◆ **What to work on**
Without including the pictures, copy out every line below.

———

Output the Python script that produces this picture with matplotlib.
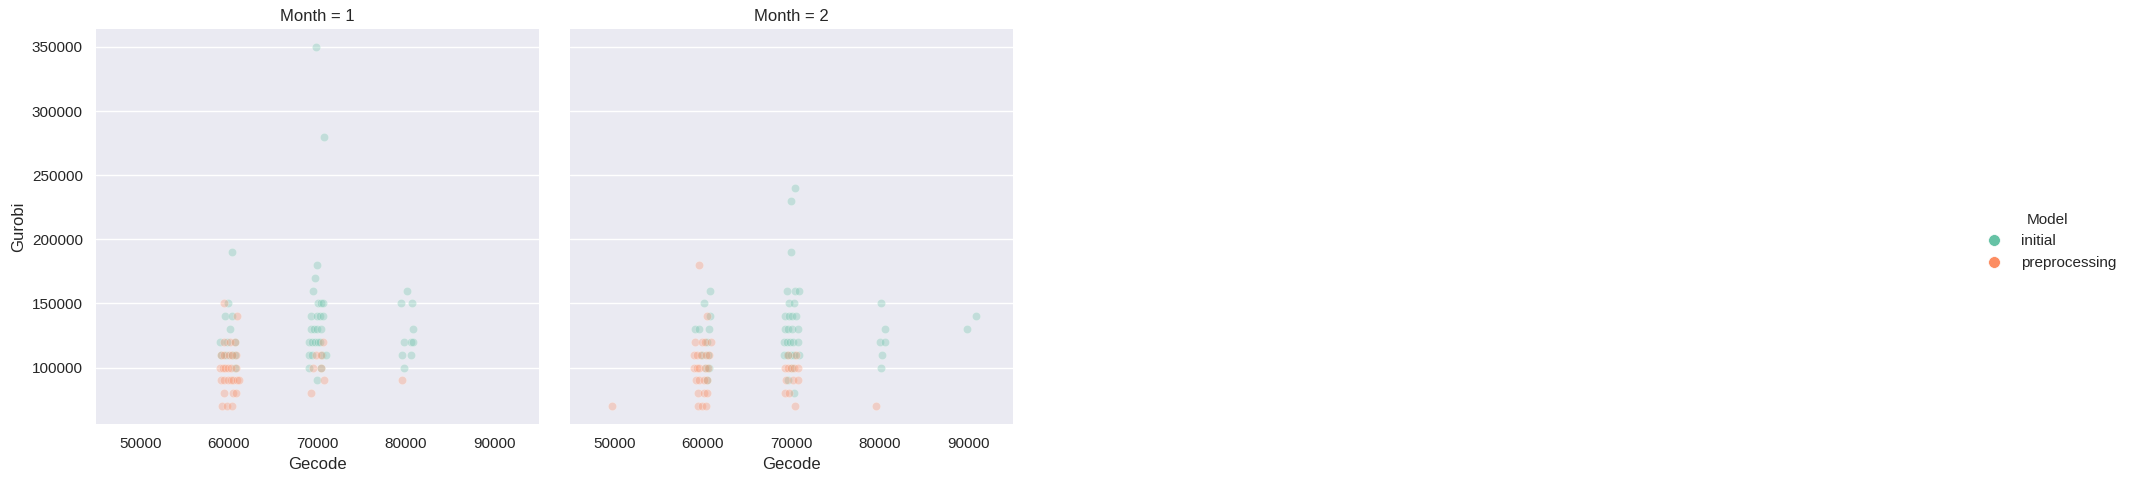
import matplotlib
matplotlib.use("Agg")
import matplotlib.pyplot as plt
from matplotlib.lines import Line2D
import seaborn as sns

# Month 1 -- initial model
m1_init_gecode = [60320, 59940, 59530, 60400, 60170, 59000, 59800, 60650,
                  59100, 59700, 60300, 60700, 60700,
                  69780, 70760, 69970, 69740, 69440, 70110, 70420, 70640,
                  69210, 69890, 70260, 70640, 69210, 69590, 69890, 70420,
                  69050, 69400, 69750, 70100, 70300, 69050, 69400, 70500, 71000,
                  69000, 70350, 69890,
                  80060, 79460, 80660, 80780, 79720, 80580, 80800, 79530, 80510, 79800]
m1_init_gurobi = [190000, 150000, 140000, 140000, 130000, 120000, 120000, 120000,
                  110000, 110000, 110000, 110000, 100000,
                  350000, 280000, 180000, 170000, 160000, 150000, 150000, 150000,
                  140000, 140000, 140000, 140000, 130000, 130000, 130000, 130000,
                  120000, 120000, 120000, 120000, 120000, 110000, 110000, 110000, 110000,
                  100000, 100000, 90000,
                  160000, 150000, 150000, 130000, 120000, 120000, 120000, 110000, 110000, 100000]

# Month 1 -- preprocessing model
m1_pre_gecode = [59490, 60960, 59490, 60090, 60660,
                 59100, 59500, 60000, 60400, 60800,
                 59050, 59300, 59600, 59900, 60250, 60750,
                 59150, 59500, 59850, 60200, 60500, 60900, 61100,
                 59500, 60450, 60850, 59250, 59800, 60300,
                 70640, 69800, 70350, 69500, 70450, 70720, 69290,
                 79530]
m1_pre_gurobi = [150000, 140000, 120000, 120000, 120000,
                 110000, 110000, 110000, 110000, 110000,
                 100000, 100000, 100000, 100000, 100000, 100000,
                 90000, 90000, 90000, 90000, 90000, 90000, 90000,
                 80000, 80000, 80000, 70000, 70000, 70000,
                 120000, 110000, 110000, 100000, 100000, 90000, 80000,
                 90000]

# Month 2 -- initial model
m2_init_gecode = [60770, 60090, 60850, 59150, 59530, 60740, 60500,
                  59900, 60600, 60300, 60700, 60500,
                  70400, 69900, 69900, 69500, 70400, 70900, 69700, 70300,
                  69300, 69700, 70000, 70500, 69300, 69600, 70000, 70700,
                  69200, 69500, 69800, 70200, 70700, 69200, 69500, 69900, 70300, 70800,
                  70000, 69600, 70300,
                  80100, 80500, 80000, 80600, 80200, 80100,
                  90800, 89800]
m2_init_gurobi = [160000, 150000, 140000, 130000, 130000, 130000, 120000,
                  110000, 110000, 100000, 100000, 90000,
                  240000, 230000, 190000, 160000, 160000, 160000, 150000, 150000,
                  140000, 140000, 140000, 140000, 130000, 130000, 130000, 130000,
                  120000, 120000, 120000, 120000, 120000, 110000, 110000, 110000, 110000, 110000,
                  100000, 90000, 80000,
                  150000, 130000, 120000, 120000, 110000, 100000,
                  140000, 130000]

# Month 2 -- preprocessing model
m2_pre_gecode = [49700, 59600, 60470, 59080, 59910, 60280, 60930,
                 59000, 59300, 59800, 60400, 60700,
                 59000, 59300, 59600, 60200, 60600,
                 59250, 59550, 60100, 60450, 59450, 60150, 60500,
                 59450, 59900, 60300,
                 69600, 70500, 69300, 69600, 69900, 70300, 70700,
                 69400, 70200, 70700, 69300, 69700, 70400,
                 79500]
m2_pre_gurobi = [70000, 180000, 140000, 120000, 120000, 120000, 120000,
                 110000, 110000, 110000, 110000, 110000,
                 100000, 100000, 100000, 100000, 100000,
                 90000, 90000, 90000, 90000, 80000, 80000, 80000,
                 70000, 70000, 70000,
                 110000, 110000, 100000, 100000, 100000, 100000, 100000,
                 90000, 90000, 90000, 80000, 80000, 70000,
                 70000]

months = [1, 2]
models = ["initial", "preprocessing"]
colors = ["#66c2a5", "#fc8d62"]
x_ticks = [50000, 60000, 70000, 80000, 90000]

sns.set_theme(style="darkgrid")
plt.rcParams['font.family'] = ['Liberation Sans', 'DejaVu Sans']

W, H = 2137, 483
fig = plt.figure(figsize=(W / 100, H / 100), dpi=100)
ax1 = fig.add_axes([96 / W, 59 / H, 443 / W, 395 / H])
ax2 = fig.add_axes([570 / W, 59 / H, 443 / W, 395 / H], sharex=ax1, sharey=ax1)

panels = [
    (ax1, [(m1_init_gecode, m1_init_gurobi), (m1_pre_gecode, m1_pre_gurobi)]),
    (ax2, [(m2_init_gecode, m2_init_gurobi), (m2_pre_gecode, m2_pre_gurobi)]),
]

for (ax, series), month in zip(panels, months):
    for (gx, gy), col in zip(series, colors):
        ax.scatter(gx, gy, s=36, color=col, alpha=0.3, edgecolor='white', linewidth=0.5)
    ax.set_title(f"Month = {month}", fontsize=12)
    ax.set_xlabel("Gecode", fontsize=12)
    ax.grid(axis='x', visible=False)
    for sp in ax.spines.values():
        sp.set_visible(False)
    ax.tick_params(labelsize=11)

ax1.set_ylabel("Gurobi", fontsize=12)
ax1.set_xticks(x_ticks)
ax1.set_xlim(45000, 95000)
ax1.set_ylim(56000, 364000)
ax2.tick_params(labelleft=False)

handles = [Line2D([], [], marker='o', linestyle='', color=c, markersize=8.5,
                  markeredgecolor='white', markeredgewidth=0.5) for c in colors]
fig.legend(handles, models, title="Model", loc='center right',
           bbox_to_anchor=(0.997, 0.5), frameon=False, fontsize=11, title_fontsize=11)

plt.savefig("out.png", dpi=100)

———

◆ **Solution for this problem**
Output the Python script that produces this picture with matplotlib.
import matplotlib
matplotlib.use("Agg")
import matplotlib.pyplot as plt
from matplotlib.lines import Line2D
import seaborn as sns

# Month 1 -- initial model
m1_init_gecode = [60320, 59940, 59530, 60400, 60170, 59000, 59800, 60650,
                  59100, 59700, 60300, 60700, 60700,
                  69780, 70760, 69970, 69740, 69440, 70110, 70420, 70640,
                  69210, 69890, 70260, 70640, 69210, 69590, 69890, 70420,
                  69050, 69400, 69750, 70100, 70300, 69050, 69400, 70500, 71000,
                  69000, 70350, 69890,
                  80060, 79460, 80660, 80780, 79720, 80580, 80800, 79530, 80510, 79800]
m1_init_gurobi = [190000, 150000, 140000, 140000, 130000, 120000, 120000, 120000,
                  110000, 110000, 110000, 110000, 100000,
                  350000, 280000, 180000, 170000, 160000, 150000, 150000, 150000,
                  140000, 140000, 140000, 140000, 130000, 130000, 130000, 130000,
                  120000, 120000, 120000, 120000, 120000, 110000, 110000, 110000, 110000,
                  100000, 100000, 90000,
                  160000, 150000, 150000, 130000, 120000, 120000, 120000, 110000, 110000, 100000]

# Month 1 -- preprocessing model
m1_pre_gecode = [59490, 60960, 59490, 60090, 60660,
                 59100, 59500, 60000, 60400, 60800,
                 59050, 59300, 59600, 59900, 60250, 60750,
                 59150, 59500, 59850, 60200, 60500, 60900, 61100,
                 59500, 60450, 60850, 59250, 59800, 60300,
                 70640, 69800, 70350, 69500, 70450, 70720, 69290,
                 79530]
m1_pre_gurobi = [150000, 140000, 120000, 120000, 120000,
                 110000, 110000, 110000, 110000, 110000,
                 100000, 100000, 100000, 100000, 100000, 100000,
                 90000, 90000, 90000, 90000, 90000, 90000, 90000,
                 80000, 80000, 80000, 70000, 70000, 70000,
                 120000, 110000, 110000, 100000, 100000, 90000, 80000,
                 90000]

# Month 2 -- initial model
m2_init_gecode = [60770, 60090, 60850, 59150, 59530, 60740, 60500,
                  59900, 60600, 60300, 60700, 60500,
                  70400, 69900, 69900, 69500, 70400, 70900, 69700, 70300,
                  69300, 69700, 70000, 70500, 69300, 69600, 70000, 70700,
                  69200, 69500, 69800, 70200, 70700, 69200, 69500, 69900, 70300, 70800,
                  70000, 69600, 70300,
                  80100, 80500, 80000, 80600, 80200, 80100,
                  90800, 89800]
m2_init_gurobi = [160000, 150000, 140000, 130000, 130000, 130000, 120000,
                  110000, 110000, 100000, 100000, 90000,
                  240000, 230000, 190000, 160000, 160000, 160000, 150000, 150000,
                  140000, 140000, 140000, 140000, 130000, 130000, 130000, 130000,
                  120000, 120000, 120000, 120000, 120000, 110000, 110000, 110000, 110000, 110000,
                  100000, 90000, 80000,
                  150000, 130000, 120000, 120000, 110000, 100000,
                  140000, 130000]

# Month 2 -- preprocessing model
m2_pre_gecode = [49700, 59600, 60470, 59080, 59910, 60280, 60930,
                 59000, 59300, 59800, 60400, 60700,
                 59000, 59300, 59600, 60200, 60600,
                 59250, 59550, 60100, 60450, 59450, 60150, 60500,
                 59450, 59900, 60300,
                 69600, 70500, 69300, 69600, 69900, 70300, 70700,
                 69400, 70200, 70700, 69300, 69700, 70400,
                 79500]
m2_pre_gurobi = [70000, 180000, 140000, 120000, 120000, 120000, 120000,
                 110000, 110000, 110000, 110000, 110000,
                 100000, 100000, 100000, 100000, 100000,
                 90000, 90000, 90000, 90000, 80000, 80000, 80000,
                 70000, 70000, 70000,
                 110000, 110000, 100000, 100000, 100000, 100000, 100000,
                 90000, 90000, 90000, 80000, 80000, 70000,
                 70000]

months = [1, 2]
models = ["initial", "preprocessing"]
colors = ["#66c2a5", "#fc8d62"]
x_ticks = [50000, 60000, 70000, 80000, 90000]

sns.set_theme(style="darkgrid")
plt.rcParams['font.family'] = ['Liberation Sans', 'DejaVu Sans']

W, H = 2137, 483
fig = plt.figure(figsize=(W / 100, H / 100), dpi=100)
ax1 = fig.add_axes([96 / W, 59 / H, 443 / W, 395 / H])
ax2 = fig.add_axes([570 / W, 59 / H, 443 / W, 395 / H], sharex=ax1, sharey=ax1)

panels = [
    (ax1, [(m1_init_gecode, m1_init_gurobi), (m1_pre_gecode, m1_pre_gurobi)]),
    (ax2, [(m2_init_gecode, m2_init_gurobi), (m2_pre_gecode, m2_pre_gurobi)]),
]

for (ax, series), month in zip(panels, months):
    for (gx, gy), col in zip(series, colors):
        ax.scatter(gx, gy, s=36, color=col, alpha=0.3, edgecolor='white', linewidth=0.5)
    ax.set_title(f"Month = {month}", fontsize=12)
    ax.set_xlabel("Gecode", fontsize=12)
    ax.grid(axis='x', visible=False)
    for sp in ax.spines.values():
        sp.set_visible(False)
    ax.tick_params(labelsize=11)

ax1.set_ylabel("Gurobi", fontsize=12)
ax1.set_xticks(x_ticks)
ax1.set_xlim(45000, 95000)
ax1.set_ylim(56000, 364000)
ax2.tick_params(labelleft=False)

handles = [Line2D([], [], marker='o', linestyle='', color=c, markersize=8.5,
                  markeredgecolor='white', markeredgewidth=0.5) for c in colors]
fig.legend(handles, models, title="Model", loc='center right',
           bbox_to_anchor=(0.997, 0.5), frameon=False, fontsize=11, title_fontsize=11)

plt.savefig("out.png", dpi=100)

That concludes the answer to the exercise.